Entries with chart source code
★ ★ ★ ★ ★ ★ ★
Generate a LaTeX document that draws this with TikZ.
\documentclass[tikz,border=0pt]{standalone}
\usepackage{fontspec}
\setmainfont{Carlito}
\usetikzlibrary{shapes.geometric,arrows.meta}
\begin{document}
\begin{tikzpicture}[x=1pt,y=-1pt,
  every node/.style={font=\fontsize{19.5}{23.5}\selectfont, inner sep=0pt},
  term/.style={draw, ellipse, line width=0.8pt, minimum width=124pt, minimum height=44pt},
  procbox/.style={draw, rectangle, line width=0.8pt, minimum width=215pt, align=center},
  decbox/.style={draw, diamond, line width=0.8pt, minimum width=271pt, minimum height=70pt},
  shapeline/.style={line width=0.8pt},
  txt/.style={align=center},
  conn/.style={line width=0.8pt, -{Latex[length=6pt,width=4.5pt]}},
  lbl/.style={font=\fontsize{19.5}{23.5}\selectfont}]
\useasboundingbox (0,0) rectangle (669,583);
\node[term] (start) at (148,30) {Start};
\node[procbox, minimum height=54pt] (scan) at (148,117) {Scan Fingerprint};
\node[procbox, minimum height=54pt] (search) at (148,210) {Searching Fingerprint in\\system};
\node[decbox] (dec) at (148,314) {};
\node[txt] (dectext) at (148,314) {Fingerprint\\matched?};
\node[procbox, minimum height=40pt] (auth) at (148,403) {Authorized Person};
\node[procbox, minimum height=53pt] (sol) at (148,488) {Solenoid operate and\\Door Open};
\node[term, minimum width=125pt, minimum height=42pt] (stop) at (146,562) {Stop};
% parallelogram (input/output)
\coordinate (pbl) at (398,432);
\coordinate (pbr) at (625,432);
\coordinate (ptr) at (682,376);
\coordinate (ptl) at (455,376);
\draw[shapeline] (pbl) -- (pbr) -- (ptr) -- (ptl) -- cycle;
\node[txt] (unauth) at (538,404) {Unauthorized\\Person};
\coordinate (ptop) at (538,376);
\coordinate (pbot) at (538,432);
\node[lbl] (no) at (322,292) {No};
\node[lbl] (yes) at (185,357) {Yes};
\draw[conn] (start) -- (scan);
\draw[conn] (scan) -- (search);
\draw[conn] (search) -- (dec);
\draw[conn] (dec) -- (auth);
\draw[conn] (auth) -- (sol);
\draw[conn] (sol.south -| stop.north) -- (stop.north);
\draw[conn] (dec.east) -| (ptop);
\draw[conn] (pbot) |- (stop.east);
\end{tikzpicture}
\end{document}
★ ★ ★ ★ ★ ★ ★
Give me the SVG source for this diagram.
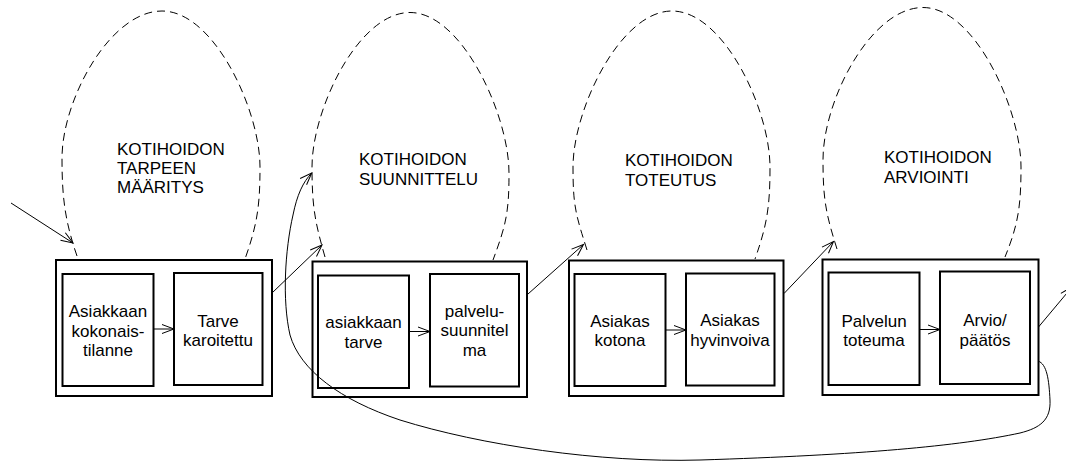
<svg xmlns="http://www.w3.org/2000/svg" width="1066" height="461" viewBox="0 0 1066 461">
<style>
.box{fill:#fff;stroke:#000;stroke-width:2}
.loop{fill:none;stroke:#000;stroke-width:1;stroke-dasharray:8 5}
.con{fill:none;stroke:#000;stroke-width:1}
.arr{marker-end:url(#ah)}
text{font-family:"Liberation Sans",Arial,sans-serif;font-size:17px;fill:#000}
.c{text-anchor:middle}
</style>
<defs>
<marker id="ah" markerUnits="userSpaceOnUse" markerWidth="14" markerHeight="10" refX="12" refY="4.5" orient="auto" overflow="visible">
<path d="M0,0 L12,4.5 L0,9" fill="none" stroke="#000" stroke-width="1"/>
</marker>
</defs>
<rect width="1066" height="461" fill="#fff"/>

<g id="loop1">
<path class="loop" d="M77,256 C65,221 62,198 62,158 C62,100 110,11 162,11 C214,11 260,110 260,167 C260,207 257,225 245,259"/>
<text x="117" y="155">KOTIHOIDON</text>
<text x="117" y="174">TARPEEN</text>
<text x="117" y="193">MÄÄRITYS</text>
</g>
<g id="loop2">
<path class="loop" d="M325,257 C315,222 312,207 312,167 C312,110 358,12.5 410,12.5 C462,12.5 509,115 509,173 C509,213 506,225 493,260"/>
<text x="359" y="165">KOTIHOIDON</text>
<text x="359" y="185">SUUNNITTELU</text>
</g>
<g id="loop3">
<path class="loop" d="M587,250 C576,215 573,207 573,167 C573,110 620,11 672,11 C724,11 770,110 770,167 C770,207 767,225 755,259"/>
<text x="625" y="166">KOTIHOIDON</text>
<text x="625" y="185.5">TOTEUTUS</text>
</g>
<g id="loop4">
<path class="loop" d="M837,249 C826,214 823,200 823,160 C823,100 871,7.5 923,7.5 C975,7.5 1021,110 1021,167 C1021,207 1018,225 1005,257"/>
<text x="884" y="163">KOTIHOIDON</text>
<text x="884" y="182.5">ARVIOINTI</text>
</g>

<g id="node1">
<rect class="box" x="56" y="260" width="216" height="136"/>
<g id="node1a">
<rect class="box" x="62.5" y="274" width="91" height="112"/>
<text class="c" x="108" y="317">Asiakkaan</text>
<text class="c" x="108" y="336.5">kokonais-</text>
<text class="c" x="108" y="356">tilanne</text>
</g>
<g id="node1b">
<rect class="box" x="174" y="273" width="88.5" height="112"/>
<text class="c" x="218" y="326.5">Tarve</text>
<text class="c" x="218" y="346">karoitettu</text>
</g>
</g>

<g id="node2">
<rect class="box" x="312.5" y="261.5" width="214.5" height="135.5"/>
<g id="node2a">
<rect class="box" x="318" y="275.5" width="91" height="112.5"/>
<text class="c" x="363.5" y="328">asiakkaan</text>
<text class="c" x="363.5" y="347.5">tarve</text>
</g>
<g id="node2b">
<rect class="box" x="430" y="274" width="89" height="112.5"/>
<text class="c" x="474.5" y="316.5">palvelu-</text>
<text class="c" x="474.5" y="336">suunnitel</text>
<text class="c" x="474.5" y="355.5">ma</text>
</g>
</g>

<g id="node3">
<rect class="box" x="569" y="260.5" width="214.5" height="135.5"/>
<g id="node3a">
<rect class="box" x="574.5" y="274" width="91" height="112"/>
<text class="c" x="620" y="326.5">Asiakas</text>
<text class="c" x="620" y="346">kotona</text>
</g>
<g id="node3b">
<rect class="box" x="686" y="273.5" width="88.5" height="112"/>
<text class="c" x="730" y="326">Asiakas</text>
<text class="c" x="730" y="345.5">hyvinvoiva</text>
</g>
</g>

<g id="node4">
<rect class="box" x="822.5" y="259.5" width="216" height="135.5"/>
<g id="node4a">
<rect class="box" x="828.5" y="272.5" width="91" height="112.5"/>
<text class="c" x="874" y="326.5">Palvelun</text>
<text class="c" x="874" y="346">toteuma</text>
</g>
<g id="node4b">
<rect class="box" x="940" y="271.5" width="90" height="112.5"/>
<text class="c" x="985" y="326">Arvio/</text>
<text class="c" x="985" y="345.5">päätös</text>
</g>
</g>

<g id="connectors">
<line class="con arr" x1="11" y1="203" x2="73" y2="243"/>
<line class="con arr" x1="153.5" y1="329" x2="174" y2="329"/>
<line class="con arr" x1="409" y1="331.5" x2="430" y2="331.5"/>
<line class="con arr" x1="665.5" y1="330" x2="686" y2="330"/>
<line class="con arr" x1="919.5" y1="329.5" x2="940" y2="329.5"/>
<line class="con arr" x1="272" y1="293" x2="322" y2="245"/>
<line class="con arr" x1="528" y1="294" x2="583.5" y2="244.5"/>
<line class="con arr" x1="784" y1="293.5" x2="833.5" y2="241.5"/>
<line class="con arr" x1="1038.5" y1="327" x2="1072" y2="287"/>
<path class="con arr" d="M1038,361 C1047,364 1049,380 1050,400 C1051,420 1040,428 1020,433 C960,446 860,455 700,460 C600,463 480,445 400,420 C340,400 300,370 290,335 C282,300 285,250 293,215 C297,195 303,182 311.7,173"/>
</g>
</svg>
★ ★ ★ ★ ★ ★ ★
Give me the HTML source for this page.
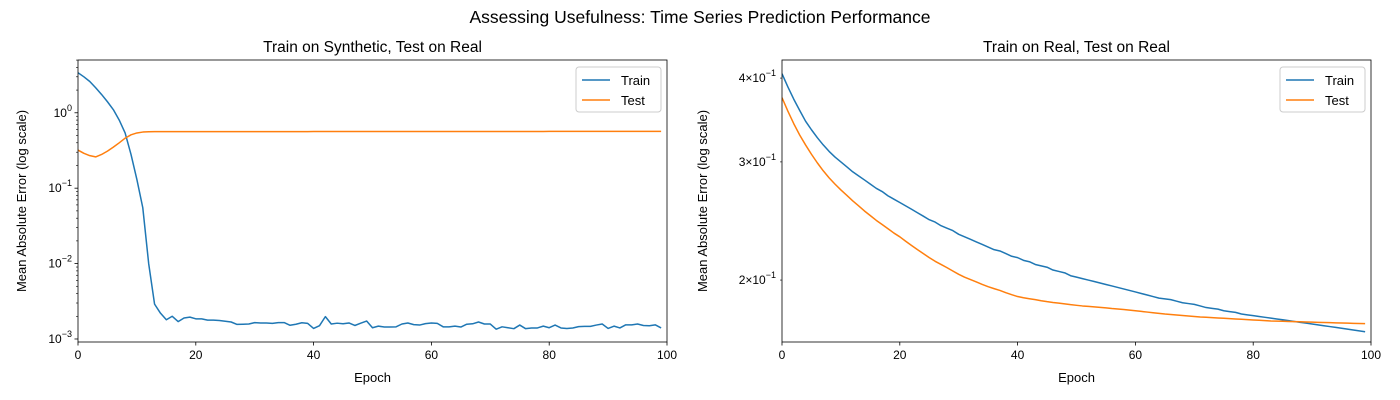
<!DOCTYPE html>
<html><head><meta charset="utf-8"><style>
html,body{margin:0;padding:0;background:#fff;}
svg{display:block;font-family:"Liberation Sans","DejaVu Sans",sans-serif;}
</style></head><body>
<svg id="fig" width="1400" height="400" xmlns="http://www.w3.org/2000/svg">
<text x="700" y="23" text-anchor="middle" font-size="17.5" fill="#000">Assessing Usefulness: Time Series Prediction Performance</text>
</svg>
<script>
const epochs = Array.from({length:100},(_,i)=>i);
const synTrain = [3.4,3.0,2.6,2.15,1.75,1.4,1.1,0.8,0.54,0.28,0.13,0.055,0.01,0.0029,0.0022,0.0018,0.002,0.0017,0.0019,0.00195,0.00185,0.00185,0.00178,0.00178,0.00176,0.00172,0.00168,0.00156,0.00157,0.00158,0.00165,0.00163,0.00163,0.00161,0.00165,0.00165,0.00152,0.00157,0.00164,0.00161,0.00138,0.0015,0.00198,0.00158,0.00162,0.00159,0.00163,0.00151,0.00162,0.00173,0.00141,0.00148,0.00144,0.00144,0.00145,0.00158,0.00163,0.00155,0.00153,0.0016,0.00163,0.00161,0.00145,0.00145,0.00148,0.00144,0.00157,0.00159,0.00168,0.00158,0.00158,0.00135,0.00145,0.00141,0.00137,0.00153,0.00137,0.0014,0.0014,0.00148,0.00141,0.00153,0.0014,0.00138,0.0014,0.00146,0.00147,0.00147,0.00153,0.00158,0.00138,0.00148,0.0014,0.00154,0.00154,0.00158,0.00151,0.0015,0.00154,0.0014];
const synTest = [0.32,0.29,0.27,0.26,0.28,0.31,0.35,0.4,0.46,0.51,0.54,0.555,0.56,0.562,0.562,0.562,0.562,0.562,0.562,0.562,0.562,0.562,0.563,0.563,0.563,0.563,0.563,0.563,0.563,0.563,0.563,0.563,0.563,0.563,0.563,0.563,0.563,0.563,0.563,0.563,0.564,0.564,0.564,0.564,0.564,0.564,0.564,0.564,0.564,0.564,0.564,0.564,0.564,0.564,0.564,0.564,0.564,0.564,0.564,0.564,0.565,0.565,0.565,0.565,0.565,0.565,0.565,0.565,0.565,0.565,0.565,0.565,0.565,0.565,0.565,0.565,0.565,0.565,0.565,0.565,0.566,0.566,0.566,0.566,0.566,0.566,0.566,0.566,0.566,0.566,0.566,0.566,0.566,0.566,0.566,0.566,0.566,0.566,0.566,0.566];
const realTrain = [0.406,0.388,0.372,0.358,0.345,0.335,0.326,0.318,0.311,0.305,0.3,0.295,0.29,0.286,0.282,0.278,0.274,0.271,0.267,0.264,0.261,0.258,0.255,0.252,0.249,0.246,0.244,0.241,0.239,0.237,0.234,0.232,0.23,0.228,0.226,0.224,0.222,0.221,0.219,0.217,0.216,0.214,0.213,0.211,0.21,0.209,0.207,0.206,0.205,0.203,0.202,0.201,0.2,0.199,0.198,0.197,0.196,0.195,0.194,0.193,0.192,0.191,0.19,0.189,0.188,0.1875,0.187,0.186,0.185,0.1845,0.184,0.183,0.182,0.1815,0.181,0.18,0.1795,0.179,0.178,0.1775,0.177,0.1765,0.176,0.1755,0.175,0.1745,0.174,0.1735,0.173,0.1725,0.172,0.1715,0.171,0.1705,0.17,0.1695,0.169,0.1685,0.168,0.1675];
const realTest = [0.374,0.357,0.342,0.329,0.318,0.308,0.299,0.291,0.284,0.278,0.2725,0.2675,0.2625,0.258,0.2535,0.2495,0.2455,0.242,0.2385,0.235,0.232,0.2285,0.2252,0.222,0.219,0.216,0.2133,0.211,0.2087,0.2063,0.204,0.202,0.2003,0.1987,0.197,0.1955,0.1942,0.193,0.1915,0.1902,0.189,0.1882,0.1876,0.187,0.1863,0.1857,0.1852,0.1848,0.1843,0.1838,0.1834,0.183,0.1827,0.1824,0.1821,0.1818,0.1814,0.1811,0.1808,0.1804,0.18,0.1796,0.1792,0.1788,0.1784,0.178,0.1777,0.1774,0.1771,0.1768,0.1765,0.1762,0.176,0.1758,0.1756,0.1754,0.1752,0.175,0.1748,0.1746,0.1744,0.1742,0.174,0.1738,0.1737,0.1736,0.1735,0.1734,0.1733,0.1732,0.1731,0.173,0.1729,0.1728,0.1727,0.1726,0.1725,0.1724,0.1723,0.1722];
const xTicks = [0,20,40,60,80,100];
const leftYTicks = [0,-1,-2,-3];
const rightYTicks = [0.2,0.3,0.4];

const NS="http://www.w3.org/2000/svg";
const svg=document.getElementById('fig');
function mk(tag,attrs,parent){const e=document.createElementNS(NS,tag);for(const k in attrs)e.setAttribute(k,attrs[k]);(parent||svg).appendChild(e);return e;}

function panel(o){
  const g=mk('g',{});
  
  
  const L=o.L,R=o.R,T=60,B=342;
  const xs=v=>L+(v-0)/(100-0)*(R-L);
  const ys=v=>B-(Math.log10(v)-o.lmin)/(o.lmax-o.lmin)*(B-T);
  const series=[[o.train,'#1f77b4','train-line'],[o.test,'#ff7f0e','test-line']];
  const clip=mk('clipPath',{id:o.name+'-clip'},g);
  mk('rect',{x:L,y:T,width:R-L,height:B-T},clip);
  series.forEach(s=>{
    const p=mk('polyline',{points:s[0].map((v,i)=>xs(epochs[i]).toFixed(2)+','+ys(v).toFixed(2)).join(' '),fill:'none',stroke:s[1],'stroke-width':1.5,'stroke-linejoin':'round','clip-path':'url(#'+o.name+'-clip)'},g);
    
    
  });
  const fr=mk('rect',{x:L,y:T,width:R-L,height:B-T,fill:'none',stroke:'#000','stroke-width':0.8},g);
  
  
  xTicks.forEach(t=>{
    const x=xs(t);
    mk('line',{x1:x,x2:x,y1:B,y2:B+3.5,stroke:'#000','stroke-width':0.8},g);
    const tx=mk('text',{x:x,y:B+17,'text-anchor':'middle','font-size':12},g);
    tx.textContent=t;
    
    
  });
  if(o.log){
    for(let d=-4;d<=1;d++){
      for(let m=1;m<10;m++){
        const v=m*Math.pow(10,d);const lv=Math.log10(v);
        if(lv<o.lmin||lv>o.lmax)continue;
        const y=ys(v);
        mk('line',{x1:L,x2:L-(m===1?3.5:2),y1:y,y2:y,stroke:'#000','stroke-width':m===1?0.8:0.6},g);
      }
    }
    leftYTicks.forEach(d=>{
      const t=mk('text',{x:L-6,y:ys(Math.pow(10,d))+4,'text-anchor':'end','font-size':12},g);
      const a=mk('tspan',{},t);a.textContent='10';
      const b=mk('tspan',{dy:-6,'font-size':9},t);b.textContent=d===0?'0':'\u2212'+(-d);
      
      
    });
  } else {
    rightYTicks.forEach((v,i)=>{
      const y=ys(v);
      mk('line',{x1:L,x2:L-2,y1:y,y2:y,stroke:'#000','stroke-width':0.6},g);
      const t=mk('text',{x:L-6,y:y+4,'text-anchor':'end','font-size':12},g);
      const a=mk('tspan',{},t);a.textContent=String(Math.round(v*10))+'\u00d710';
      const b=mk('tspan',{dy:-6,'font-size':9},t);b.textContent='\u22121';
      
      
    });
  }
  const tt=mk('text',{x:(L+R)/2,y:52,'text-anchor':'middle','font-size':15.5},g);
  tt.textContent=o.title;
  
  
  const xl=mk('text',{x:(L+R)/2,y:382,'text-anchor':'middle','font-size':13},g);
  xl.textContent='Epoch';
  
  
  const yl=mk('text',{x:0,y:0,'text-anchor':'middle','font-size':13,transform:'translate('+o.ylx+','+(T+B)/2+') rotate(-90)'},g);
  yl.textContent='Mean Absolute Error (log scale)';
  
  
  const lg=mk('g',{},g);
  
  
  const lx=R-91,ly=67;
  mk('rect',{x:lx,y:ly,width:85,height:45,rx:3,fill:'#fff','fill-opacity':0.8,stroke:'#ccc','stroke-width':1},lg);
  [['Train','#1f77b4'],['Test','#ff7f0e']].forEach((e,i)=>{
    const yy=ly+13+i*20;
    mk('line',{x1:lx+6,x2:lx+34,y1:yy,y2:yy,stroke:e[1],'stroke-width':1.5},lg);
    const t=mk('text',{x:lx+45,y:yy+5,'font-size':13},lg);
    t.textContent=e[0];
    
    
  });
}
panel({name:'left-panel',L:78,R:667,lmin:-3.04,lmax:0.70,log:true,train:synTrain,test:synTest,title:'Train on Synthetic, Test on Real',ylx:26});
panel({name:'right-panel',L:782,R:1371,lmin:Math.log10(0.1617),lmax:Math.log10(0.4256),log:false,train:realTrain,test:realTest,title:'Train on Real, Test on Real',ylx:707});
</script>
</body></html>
★ ★ ★ ★ ★ ★ ★
* [Task objective]: Check every line for "Give" and show the ones that have it.

* [Complete answer]:
Give me the SVG source for this diagram.
Give me the HTML source for this page.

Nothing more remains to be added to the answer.